— Given material —

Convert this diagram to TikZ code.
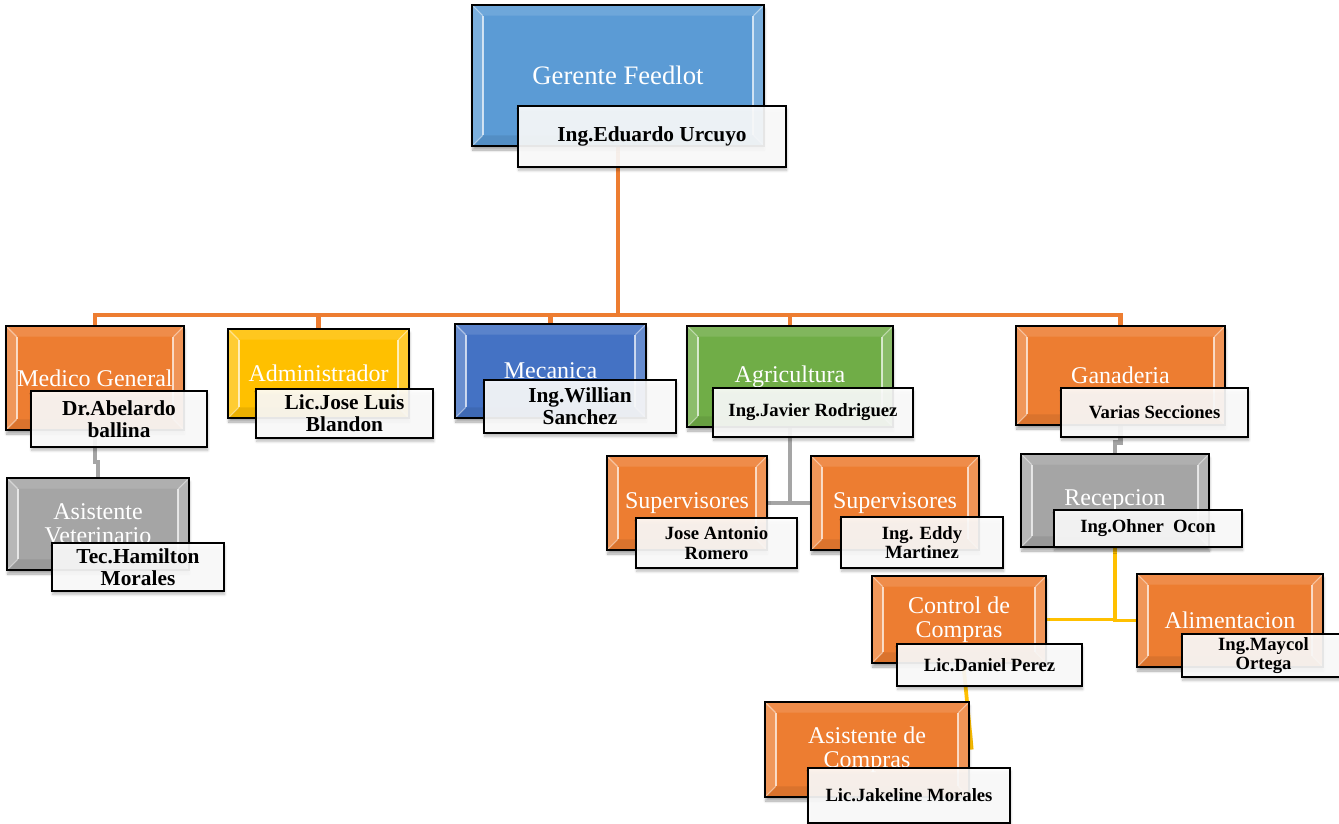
\documentclass[tikz,border=0pt]{standalone}
\usepackage{fontspec}
\setmainfont{Liberation Serif}
\usetikzlibrary{calc,backgrounds,shadows.blur}

\definecolor{cBlue}{HTML}{5B9BD5}
\definecolor{cOrange}{HTML}{ED7D31}
\definecolor{cYellow}{HTML}{FFC000}
\definecolor{cDBlue}{HTML}{4472C4}
\definecolor{cGreen}{HTML}{70AD47}
\definecolor{cGray}{HTML}{A5A5A5}

\tikzset{
  bevel/.style={path picture={
    \coordinate (pa) at (path picture bounding box.south west);
    \coordinate (pb) at (path picture bounding box.north east);
    \coordinate (pc) at (pa|-pb);
    \coordinate (pd) at (pb|-pa);
    \fill[white,opacity=0.20] (pa) -- ++(8pt,8pt) -- ($(pc)+(8pt,-8pt)$) -- (pc) -- cycle;
    \fill[white,opacity=0.18] (pd) -- ++(-8pt,8pt) -- ($(pb)+(-8pt,-8pt)$) -- (pb) -- cycle;
    \fill[white,opacity=0.12] (pc) -- ++(8pt,-8pt) -- ($(pb)+(-8pt,-8pt)$) -- (pb) -- cycle;
    \fill[black,opacity=0.08] (pa) -- ++(8pt,8pt) -- ($(pd)+(-8pt,8pt)$) -- (pd) -- cycle;
    \draw[white,opacity=0.7,line width=1.4pt] ($(pa)+(8pt,8pt)$) -- ($(pc)+(8pt,-8pt)$);
    \draw[white,opacity=0.7,line width=1.4pt] ($(pd)+(-8pt,8pt)$) -- ($(pb)+(-8pt,-8pt)$);
    \draw[white,opacity=0.45,line width=0.8pt] (pa) -- ++(8pt,8pt) (pc) -- ++(8pt,-8pt) (pb) -- ++(-8pt,-8pt) (pd) -- ++(-8pt,8pt);
  }},
  orgbox/.style={draw=black, line width=1.1pt, fill=#1, text=white, align=center,
    inner sep=0pt, font=\fontsize{18}{18}\selectfont,
    blur shadow={shadow xshift=0.5pt, shadow yshift=-3pt, shadow blur steps=6, shadow opacity=35},
    bevel},
  namebox/.style={draw=black, line width=1.1pt, fill=white, fill opacity=0.9, text opacity=1,
    text=black, align=center, inner sep=0pt,
    blur shadow={shadow xshift=0.5pt, shadow yshift=-2.5pt, shadow blur steps=6, shadow opacity=30}},
  bigname/.style={namebox, font=\bfseries\fontsize{16}{16.5}\selectfont},
  smallname/.style={namebox, font=\bfseries\fontsize{14}{14.5}\selectfont},
  orgline/.style={draw=cOrange, line width=3.3pt},
  grayline/.style={draw=cGray, line width=3.3pt},
  yelline/.style={draw=cYellow, line width=2.8pt},
}

\newcommand\bx[7]{\node[#6, minimum width={(#4-#2)*0.75pt}, minimum height={(#5-#3)*0.75pt}] (#1) at ({(#2+#4)/2},{(#3+#5)/2}) {#7};}

\begin{document}
\begin{tikzpicture}[x=0.75pt,y=-0.75pt]
\useasboundingbox (0,0) rectangle (1339,824);
\coordinate (bus) at (0,315);

% top
\bx{gerente}{472}{5}{764}{146}{orgbox=cBlue,font=\fontsize{20}{20}\selectfont}{Gerente Feedlot}
\bx{eduardo}{518}{106}{786}{167}{bigname}{Ing.Eduardo Urcuyo}

% level 2
\bx{medico}{6}{326}{184}{430}{orgbox=cOrange}{Medico General}
\bx{abelardo}{31}{391}{207}{447}{bigname}{Dr.Abelardo\\ballina}
\bx{admin}{228}{329}{409}{418}{orgbox=cYellow}{Administrador}
\bx{joseluis}{256}{389}{433}{438}{bigname}{Lic.Jose Luis\\Blandon}
\bx{mecanica}{455}{324}{646}{418}{orgbox=cDBlue}{Mecanica}
\bx{willian}{484}{380}{676}{433}{bigname}{Ing.Willian\\Sanchez}
\bx{agri}{687}{326}{893}{427}{orgbox=cGreen}{Agricultura}
\bx{javier}{713}{388}{913}{437}{smallname}{Ing.Javier Rodriguez}
\bx{ganaderia}{1016}{326}{1225}{425}{orgbox=cOrange}{Ganaderia}
\bx{varias}{1061}{388}{1248}{437}{smallname}{Varias Secciones}

% level 3
\bx{asisvet}{7}{478}{189}{570}{orgbox=cGray}{Asistente\\Veterinario}
\bx{hamilton}{52}{543}{224}{591}{bigname}{Tec.Hamilton\\Morales}
\bx{sup1}{607}{456}{767}{550}{orgbox=cOrange}{Supervisores}
\bx{joseantonio}{636}{518}{797}{568}{smallname}{Jose Antonio\\Romero}
\bx{sup2}{811}{456}{979}{550}{orgbox=cOrange}{Supervisores}
\bx{eddy}{841}{517}{1003}{568}{smallname}{Ing. Eddy\\Martinez}
\bx{recep}{1021}{454}{1209}{547}{orgbox=cGray}{Recepcion}
\bx{ohner}{1054}{510}{1242}{547}{smallname}{Ing.Ohner~ Ocon}

% level 4
\bx{control}{872}{576}{1046}{663}{orgbox=cOrange}{Control de\\Compras}
\bx{daniel}{897}{644}{1082}{686}{smallname}{Lic.Daniel Perez}
\bx{alim}{1137}{574}{1323}{667}{orgbox=cOrange}{Alimentacion}
\bx{maycol}{1182}{634}{1345}{677}{smallname}{Ing.Maycol\\Ortega}

% level 5
\bx{asiscomp}{765}{702}{969}{797}{orgbox=cOrange}{Asistente de\\Compras}
\bx{jakeline}{808}{768}{1010}{823}{smallname}{Lic.Jakeline Morales}

\begin{scope}[on background layer]
  \draw[orgline] (gerente.center) -- (gerente |- bus);
  \foreach \n in {medico,admin,mecanica,agri,ganaderia}
    \draw[orgline] (\n.north) |- (bus -| gerente);
  \draw[grayline] (medico.center) -- ++(0,84) -| (asisvet.north);
  \draw[grayline] (agri.center) |- (sup1.east);
  \draw[grayline] (agri.center) |- (sup2.west);
  \draw[grayline] (ganaderia.center) -- ++(0,67) -| (recep.north);
  \draw[yelline] (recep.center) |- (control.east);
  \draw[yelline] (recep.center) |- (alim.west);
  \draw[yelline] (control.center) -- ($(asiscomp.east)+(2,0)$);
\end{scope}
\end{tikzpicture}
\end{document}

— Task —
Copy the material above exactly and drop the pictures.

— Response to the task —
Convert this diagram to TikZ code.
\documentclass[tikz,border=0pt]{standalone}
\usepackage{fontspec}
\setmainfont{Liberation Serif}
\usetikzlibrary{calc,backgrounds,shadows.blur}

\definecolor{cBlue}{HTML}{5B9BD5}
\definecolor{cOrange}{HTML}{ED7D31}
\definecolor{cYellow}{HTML}{FFC000}
\definecolor{cDBlue}{HTML}{4472C4}
\definecolor{cGreen}{HTML}{70AD47}
\definecolor{cGray}{HTML}{A5A5A5}

\tikzset{
  bevel/.style={path picture={
    \coordinate (pa) at (path picture bounding box.south west);
    \coordinate (pb) at (path picture bounding box.north east);
    \coordinate (pc) at (pa|-pb);
    \coordinate (pd) at (pb|-pa);
    \fill[white,opacity=0.20] (pa) -- ++(8pt,8pt) -- ($(pc)+(8pt,-8pt)$) -- (pc) -- cycle;
    \fill[white,opacity=0.18] (pd) -- ++(-8pt,8pt) -- ($(pb)+(-8pt,-8pt)$) -- (pb) -- cycle;
    \fill[white,opacity=0.12] (pc) -- ++(8pt,-8pt) -- ($(pb)+(-8pt,-8pt)$) -- (pb) -- cycle;
    \fill[black,opacity=0.08] (pa) -- ++(8pt,8pt) -- ($(pd)+(-8pt,8pt)$) -- (pd) -- cycle;
    \draw[white,opacity=0.7,line width=1.4pt] ($(pa)+(8pt,8pt)$) -- ($(pc)+(8pt,-8pt)$);
    \draw[white,opacity=0.7,line width=1.4pt] ($(pd)+(-8pt,8pt)$) -- ($(pb)+(-8pt,-8pt)$);
    \draw[white,opacity=0.45,line width=0.8pt] (pa) -- ++(8pt,8pt) (pc) -- ++(8pt,-8pt) (pb) -- ++(-8pt,-8pt) (pd) -- ++(-8pt,8pt);
  }},
  orgbox/.style={draw=black, line width=1.1pt, fill=#1, text=white, align=center,
    inner sep=0pt, font=\fontsize{18}{18}\selectfont,
    blur shadow={shadow xshift=0.5pt, shadow yshift=-3pt, shadow blur steps=6, shadow opacity=35},
    bevel},
  namebox/.style={draw=black, line width=1.1pt, fill=white, fill opacity=0.9, text opacity=1,
    text=black, align=center, inner sep=0pt,
    blur shadow={shadow xshift=0.5pt, shadow yshift=-2.5pt, shadow blur steps=6, shadow opacity=30}},
  bigname/.style={namebox, font=\bfseries\fontsize{16}{16.5}\selectfont},
  smallname/.style={namebox, font=\bfseries\fontsize{14}{14.5}\selectfont},
  orgline/.style={draw=cOrange, line width=3.3pt},
  grayline/.style={draw=cGray, line width=3.3pt},
  yelline/.style={draw=cYellow, line width=2.8pt},
}

\newcommand\bx[7]{\node[#6, minimum width={(#4-#2)*0.75pt}, minimum height={(#5-#3)*0.75pt}] (#1) at ({(#2+#4)/2},{(#3+#5)/2}) {#7};}

\begin{document}
\begin{tikzpicture}[x=0.75pt,y=-0.75pt]
\useasboundingbox (0,0) rectangle (1339,824);
\coordinate (bus) at (0,315);

% top
\bx{gerente}{472}{5}{764}{146}{orgbox=cBlue,font=\fontsize{20}{20}\selectfont}{Gerente Feedlot}
\bx{eduardo}{518}{106}{786}{167}{bigname}{Ing.Eduardo Urcuyo}

% level 2
\bx{medico}{6}{326}{184}{430}{orgbox=cOrange}{Medico General}
\bx{abelardo}{31}{391}{207}{447}{bigname}{Dr.Abelardo\\ballina}
\bx{admin}{228}{329}{409}{418}{orgbox=cYellow}{Administrador}
\bx{joseluis}{256}{389}{433}{438}{bigname}{Lic.Jose Luis\\Blandon}
\bx{mecanica}{455}{324}{646}{418}{orgbox=cDBlue}{Mecanica}
\bx{willian}{484}{380}{676}{433}{bigname}{Ing.Willian\\Sanchez}
\bx{agri}{687}{326}{893}{427}{orgbox=cGreen}{Agricultura}
\bx{javier}{713}{388}{913}{437}{smallname}{Ing.Javier Rodriguez}
\bx{ganaderia}{1016}{326}{1225}{425}{orgbox=cOrange}{Ganaderia}
\bx{varias}{1061}{388}{1248}{437}{smallname}{Varias Secciones}

% level 3
\bx{asisvet}{7}{478}{189}{570}{orgbox=cGray}{Asistente\\Veterinario}
\bx{hamilton}{52}{543}{224}{591}{bigname}{Tec.Hamilton\\Morales}
\bx{sup1}{607}{456}{767}{550}{orgbox=cOrange}{Supervisores}
\bx{joseantonio}{636}{518}{797}{568}{smallname}{Jose Antonio\\Romero}
\bx{sup2}{811}{456}{979}{550}{orgbox=cOrange}{Supervisores}
\bx{eddy}{841}{517}{1003}{568}{smallname}{Ing. Eddy\\Martinez}
\bx{recep}{1021}{454}{1209}{547}{orgbox=cGray}{Recepcion}
\bx{ohner}{1054}{510}{1242}{547}{smallname}{Ing.Ohner~ Ocon}

% level 4
\bx{control}{872}{576}{1046}{663}{orgbox=cOrange}{Control de\\Compras}
\bx{daniel}{897}{644}{1082}{686}{smallname}{Lic.Daniel Perez}
\bx{alim}{1137}{574}{1323}{667}{orgbox=cOrange}{Alimentacion}
\bx{maycol}{1182}{634}{1345}{677}{smallname}{Ing.Maycol\\Ortega}

% level 5
\bx{asiscomp}{765}{702}{969}{797}{orgbox=cOrange}{Asistente de\\Compras}
\bx{jakeline}{808}{768}{1010}{823}{smallname}{Lic.Jakeline Morales}

\begin{scope}[on background layer]
  \draw[orgline] (gerente.center) -- (gerente |- bus);
  \foreach \n in {medico,admin,mecanica,agri,ganaderia}
    \draw[orgline] (\n.north) |- (bus -| gerente);
  \draw[grayline] (medico.center) -- ++(0,84) -| (asisvet.north);
  \draw[grayline] (agri.center) |- (sup1.east);
  \draw[grayline] (agri.center) |- (sup2.west);
  \draw[grayline] (ganaderia.center) -- ++(0,67) -| (recep.north);
  \draw[yelline] (recep.center) |- (control.east);
  \draw[yelline] (recep.center) |- (alim.west);
  \draw[yelline] (control.center) -- ($(asiscomp.east)+(2,0)$);
\end{scope}
\end{tikzpicture}
\end{document}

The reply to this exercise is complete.